Data |
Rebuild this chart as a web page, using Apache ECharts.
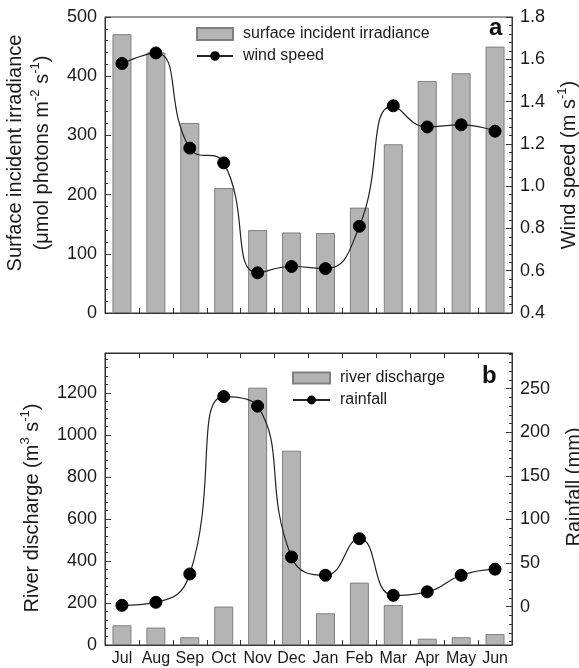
<!DOCTYPE html>
<html>
<head>
<meta charset="utf-8">
<script src="https://cdn.jsdelivr.net/npm/echarts@6/dist/echarts.min.js"></script>
<style>
html,body{margin:0;padding:0;background:#fff;}
#chart{width:579px;height:668px;}
</style>
</head>
<body>
<div id="chart"></div>
<script>
// ---------- data ----------
var months = ['Jul','Aug','Sep','Oct','Nov','Dec','Jan','Feb','Mar','Apr','May','Jun'];
var irradiance = [471, 440, 321, 211, 140, 136, 135, 178, 285, 392, 405, 450];
var windSpeed = [1.58, 1.63, 1.18, 1.11, 0.59, 0.62, 0.61, 0.81, 1.38, 1.28, 1.29, 1.26];
var discharge = [94, 83, 37, 183, 1225, 925, 151, 297, 190, 30, 37, 52];
var rainfall = [1.5, 5, 37.5, 241, 230, 57, 36, 78, 13, 17, 36, 43];

// ---------- tick labels ----------
var irrTicks = [0, 100, 200, 300, 400, 500];
var windTicks = [0.4, 0.6, 0.8, 1.0, 1.2, 1.4, 1.6, 1.8];
var dischargeTicks = [0, 200, 400, 600, 800, 1000, 1200];
var rainTicks = [0, 50, 100, 150, 200, 250];

function steps(a, b, s) {
  var out = [];
  for (var v = a; v <= b + 1e-9; v += s) out.push(Math.round(v * 1000) / 1000);
  return out;
}

var FONT = 'Liberation Sans, Arial, sans-serif';
var TXT = '#1a1a1a';
var LINE = '#333';
var BAR_FILL = '#b4b4b4';
var BAR_EDGE = '#7f7f7f';

var supStyle = { fontSize: 13, fontFamily: FONT, color: TXT, verticalAlign: 'top', padding: [0, 0, 8, 0] };

function nameStyle(pad) {
  return {
    fontSize: 20, fontFamily: FONT, color: TXT, lineHeight: 27, padding: pad,
    rich: { b: { fontSize: 20, fontFamily: FONT, color: TXT, lineHeight: 27 }, sup: supStyle }
  };
}

function mainY(grid, pos, min, max, ticks, gap, name, nStyle, fmt) {
  return {
    type: 'value', gridIndex: grid, position: pos, min: min, max: max,
    axisLine: { show: true, lineStyle: { color: LINE, width: 1 } },
    axisTick: { show: true, inside: true, length: 6, customValues: ticks, lineStyle: { color: LINE } },
    axisLabel: { show: true, customValues: ticks, margin: 8, fontSize: 18, fontFamily: FONT, color: TXT,
      formatter: fmt || function (v) { return String(v); } },
    splitLine: { show: false },
    name: name, nameLocation: 'middle', nameRotate: 90, nameGap: gap,
    nameTextStyle: nStyle
  };
}
function minorY(grid, pos, min, max, minors) {
  return {
    type: 'value', gridIndex: grid, position: pos, min: min, max: max,
    axisLine: { show: false },
    axisTick: { show: true, inside: true, length: 3, customValues: minors, lineStyle: { color: LINE } },
    axisLabel: { show: false },
    splitLine: { show: false }
  };
}
function catX(grid, pos, showLabel) {
  return {
    type: 'category', gridIndex: grid, position: pos, data: months, boundaryGap: true,
    axisLine: { show: true, onZero: false, lineStyle: { color: LINE } },
    axisTick: { show: true, inside: true, length: 5, alignWithLabel: false, lineStyle: { color: LINE } },
    axisLabel: { show: showLabel, interval: 0, margin: 6, fontSize: 16, fontFamily: FONT, color: TXT },
    splitLine: { show: false }
  };
}

var chart = echarts.init(document.getElementById('chart'), null, { renderer: 'canvas' });

var option = {
  backgroundColor: '#fff',
  animation: false,
  grid: [
    { left: 105, top: 17, width: 407, height: 296, show: true, borderColor: LINE, borderWidth: 1,
      backgroundColor: 'transparent', containLabel: false, outerBoundsMode: 'none' },
    { left: 105, top: 353, width: 407, height: 292, show: true, borderColor: LINE, borderWidth: 1,
      backgroundColor: 'transparent', containLabel: false, outerBoundsMode: 'none' }
  ],
  xAxis: [
    catX(0, 'bottom', false),
    catX(1, 'bottom', true),
    catX(1, 'top', false)
  ],
  yAxis: [
    mainY(0, 'left', 0, 500, irrTicks, 43,
      '{b|Surface incident irradiance}\n{b|(μmol photons m}{sup|-2}{b| s}{sup|-1}{b|)}', nameStyle([0, 0, 0, 24])),
    mainY(0, 'right', 0.4, 1.8, windTicks, 41,
      '{b|Wind speed (m s}{sup|-1}{b|)}', nameStyle([0, 0, 0, 0]), function (v) { return v.toFixed(1); }),
    minorY(0, 'left', 0, 500, steps(0, 500, 20)),
    minorY(0, 'right', 0.4, 1.8, steps(0.4, 1.8, 0.04)),
    mainY(1, 'left', 0, 1390, dischargeTicks, 57,
      '{b|River discharge (m}{sup|3}{b| s}{sup|-1}{b|)}', nameStyle([0, 18, 0, 0])),
    mainY(1, 'right', -44, 291, rainTicks, 37,
      '{b|Rainfall (mm)}', nameStyle([0, 0, 0, 24])),
    minorY(1, 'left', 0, 1390, steps(0, 1360, 40)),
    minorY(1, 'right', -44, 291, steps(-40, 290, 10))
  ],
  legend: [
    {
      left: 196, top: 26, orient: 'vertical', padding: 0, itemGap: 6,
      itemWidth: 36, itemHeight: 12,
      textStyle: { fontSize: 16, fontFamily: FONT, color: TXT, padding: [0, 0, 0, 5] },
      data: [{ name: 'surface incident irradiance', icon: 'rect' }, { name: 'wind speed' }]
    },
    {
      left: 292, top: 370, orient: 'vertical', padding: 0, itemGap: 6,
      itemWidth: 37, itemHeight: 11,
      textStyle: { fontSize: 16, fontFamily: FONT, color: TXT, padding: [0, 0, 0, 5] },
      data: [{ name: 'river discharge', icon: 'rect' }, { name: 'rainfall' }]
    }
  ],
  series: [
    {
      name: 'surface incident irradiance', type: 'bar', xAxisIndex: 0, yAxisIndex: 0,
      data: irradiance, barWidth: 19,
      itemStyle: { color: BAR_FILL, borderColor: BAR_EDGE, borderWidth: 1 }
    },
    {
      name: 'wind speed', type: 'line', xAxisIndex: 0, yAxisIndex: 1,
      data: windSpeed, smooth: 0.5, symbol: 'circle', symbolSize: 12,
      lineStyle: { color: '#222', width: 1.2 },
      itemStyle: { color: '#000', borderColor: '#000' }
    },
    {
      name: 'river discharge', type: 'bar', xAxisIndex: 1, yAxisIndex: 4,
      data: discharge, barWidth: 19,
      itemStyle: { color: BAR_FILL, borderColor: BAR_EDGE, borderWidth: 1 }
    },
    {
      name: 'rainfall', type: 'line', xAxisIndex: 1, yAxisIndex: 5,
      data: rainfall, smooth: 0.5, symbol: 'circle', symbolSize: 12,
      lineStyle: { color: '#222', width: 1.2 },
      itemStyle: { color: '#000', borderColor: '#000' }
    }
  ],
  graphic: [
    { type: 'text', left: 489, top: 16, style: { text: 'a', fontSize: 24, fontWeight: 'bold', fontFamily: FONT, fill: '#111' } },
    { type: 'text', left: 482, top: 364, style: { text: 'b', fontSize: 24, fontWeight: 'bold', fontFamily: FONT, fill: '#111' } }
  ]
};
chart.setOption(option);
</script>
</body>
</html>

What is expected | Leaving the pictures aside, transcribe the entire listing exactly.

Solved problem |
Rebuild this chart as a web page, using Apache ECharts.
<!DOCTYPE html>
<html>
<head>
<meta charset="utf-8">
<script src="https://cdn.jsdelivr.net/npm/echarts@6/dist/echarts.min.js"></script>
<style>
html,body{margin:0;padding:0;background:#fff;}
#chart{width:579px;height:668px;}
</style>
</head>
<body>
<div id="chart"></div>
<script>
// ---------- data ----------
var months = ['Jul','Aug','Sep','Oct','Nov','Dec','Jan','Feb','Mar','Apr','May','Jun'];
var irradiance = [471, 440, 321, 211, 140, 136, 135, 178, 285, 392, 405, 450];
var windSpeed = [1.58, 1.63, 1.18, 1.11, 0.59, 0.62, 0.61, 0.81, 1.38, 1.28, 1.29, 1.26];
var discharge = [94, 83, 37, 183, 1225, 925, 151, 297, 190, 30, 37, 52];
var rainfall = [1.5, 5, 37.5, 241, 230, 57, 36, 78, 13, 17, 36, 43];

// ---------- tick labels ----------
var irrTicks = [0, 100, 200, 300, 400, 500];
var windTicks = [0.4, 0.6, 0.8, 1.0, 1.2, 1.4, 1.6, 1.8];
var dischargeTicks = [0, 200, 400, 600, 800, 1000, 1200];
var rainTicks = [0, 50, 100, 150, 200, 250];

function steps(a, b, s) {
  var out = [];
  for (var v = a; v <= b + 1e-9; v += s) out.push(Math.round(v * 1000) / 1000);
  return out;
}

var FONT = 'Liberation Sans, Arial, sans-serif';
var TXT = '#1a1a1a';
var LINE = '#333';
var BAR_FILL = '#b4b4b4';
var BAR_EDGE = '#7f7f7f';

var supStyle = { fontSize: 13, fontFamily: FONT, color: TXT, verticalAlign: 'top', padding: [0, 0, 8, 0] };

function nameStyle(pad) {
  return {
    fontSize: 20, fontFamily: FONT, color: TXT, lineHeight: 27, padding: pad,
    rich: { b: { fontSize: 20, fontFamily: FONT, color: TXT, lineHeight: 27 }, sup: supStyle }
  };
}

function mainY(grid, pos, min, max, ticks, gap, name, nStyle, fmt) {
  return {
    type: 'value', gridIndex: grid, position: pos, min: min, max: max,
    axisLine: { show: true, lineStyle: { color: LINE, width: 1 } },
    axisTick: { show: true, inside: true, length: 6, customValues: ticks, lineStyle: { color: LINE } },
    axisLabel: { show: true, customValues: ticks, margin: 8, fontSize: 18, fontFamily: FONT, color: TXT,
      formatter: fmt || function (v) { return String(v); } },
    splitLine: { show: false },
    name: name, nameLocation: 'middle', nameRotate: 90, nameGap: gap,
    nameTextStyle: nStyle
  };
}
function minorY(grid, pos, min, max, minors) {
  return {
    type: 'value', gridIndex: grid, position: pos, min: min, max: max,
    axisLine: { show: false },
    axisTick: { show: true, inside: true, length: 3, customValues: minors, lineStyle: { color: LINE } },
    axisLabel: { show: false },
    splitLine: { show: false }
  };
}
function catX(grid, pos, showLabel) {
  return {
    type: 'category', gridIndex: grid, position: pos, data: months, boundaryGap: true,
    axisLine: { show: true, onZero: false, lineStyle: { color: LINE } },
    axisTick: { show: true, inside: true, length: 5, alignWithLabel: false, lineStyle: { color: LINE } },
    axisLabel: { show: showLabel, interval: 0, margin: 6, fontSize: 16, fontFamily: FONT, color: TXT },
    splitLine: { show: false }
  };
}

var chart = echarts.init(document.getElementById('chart'), null, { renderer: 'canvas' });

var option = {
  backgroundColor: '#fff',
  animation: false,
  grid: [
    { left: 105, top: 17, width: 407, height: 296, show: true, borderColor: LINE, borderWidth: 1,
      backgroundColor: 'transparent', containLabel: false, outerBoundsMode: 'none' },
    { left: 105, top: 353, width: 407, height: 292, show: true, borderColor: LINE, borderWidth: 1,
      backgroundColor: 'transparent', containLabel: false, outerBoundsMode: 'none' }
  ],
  xAxis: [
    catX(0, 'bottom', false),
    catX(1, 'bottom', true),
    catX(1, 'top', false)
  ],
  yAxis: [
    mainY(0, 'left', 0, 500, irrTicks, 43,
      '{b|Surface incident irradiance}\n{b|(μmol photons m}{sup|-2}{b| s}{sup|-1}{b|)}', nameStyle([0, 0, 0, 24])),
    mainY(0, 'right', 0.4, 1.8, windTicks, 41,
      '{b|Wind speed (m s}{sup|-1}{b|)}', nameStyle([0, 0, 0, 0]), function (v) { return v.toFixed(1); }),
    minorY(0, 'left', 0, 500, steps(0, 500, 20)),
    minorY(0, 'right', 0.4, 1.8, steps(0.4, 1.8, 0.04)),
    mainY(1, 'left', 0, 1390, dischargeTicks, 57,
      '{b|River discharge (m}{sup|3}{b| s}{sup|-1}{b|)}', nameStyle([0, 18, 0, 0])),
    mainY(1, 'right', -44, 291, rainTicks, 37,
      '{b|Rainfall (mm)}', nameStyle([0, 0, 0, 24])),
    minorY(1, 'left', 0, 1390, steps(0, 1360, 40)),
    minorY(1, 'right', -44, 291, steps(-40, 290, 10))
  ],
  legend: [
    {
      left: 196, top: 26, orient: 'vertical', padding: 0, itemGap: 6,
      itemWidth: 36, itemHeight: 12,
      textStyle: { fontSize: 16, fontFamily: FONT, color: TXT, padding: [0, 0, 0, 5] },
      data: [{ name: 'surface incident irradiance', icon: 'rect' }, { name: 'wind speed' }]
    },
    {
      left: 292, top: 370, orient: 'vertical', padding: 0, itemGap: 6,
      itemWidth: 37, itemHeight: 11,
      textStyle: { fontSize: 16, fontFamily: FONT, color: TXT, padding: [0, 0, 0, 5] },
      data: [{ name: 'river discharge', icon: 'rect' }, { name: 'rainfall' }]
    }
  ],
  series: [
    {
      name: 'surface incident irradiance', type: 'bar', xAxisIndex: 0, yAxisIndex: 0,
      data: irradiance, barWidth: 19,
      itemStyle: { color: BAR_FILL, borderColor: BAR_EDGE, borderWidth: 1 }
    },
    {
      name: 'wind speed', type: 'line', xAxisIndex: 0, yAxisIndex: 1,
      data: windSpeed, smooth: 0.5, symbol: 'circle', symbolSize: 12,
      lineStyle: { color: '#222', width: 1.2 },
      itemStyle: { color: '#000', borderColor: '#000' }
    },
    {
      name: 'river discharge', type: 'bar', xAxisIndex: 1, yAxisIndex: 4,
      data: discharge, barWidth: 19,
      itemStyle: { color: BAR_FILL, borderColor: BAR_EDGE, borderWidth: 1 }
    },
    {
      name: 'rainfall', type: 'line', xAxisIndex: 1, yAxisIndex: 5,
      data: rainfall, smooth: 0.5, symbol: 'circle', symbolSize: 12,
      lineStyle: { color: '#222', width: 1.2 },
      itemStyle: { color: '#000', borderColor: '#000' }
    }
  ],
  graphic: [
    { type: 'text', left: 489, top: 16, style: { text: 'a', fontSize: 24, fontWeight: 'bold', fontFamily: FONT, fill: '#111' } },
    { type: 'text', left: 482, top: 364, style: { text: 'b', fontSize: 24, fontWeight: 'bold', fontFamily: FONT, fill: '#111' } }
  ]
};
chart.setOption(option);
</script>
</body>
</html>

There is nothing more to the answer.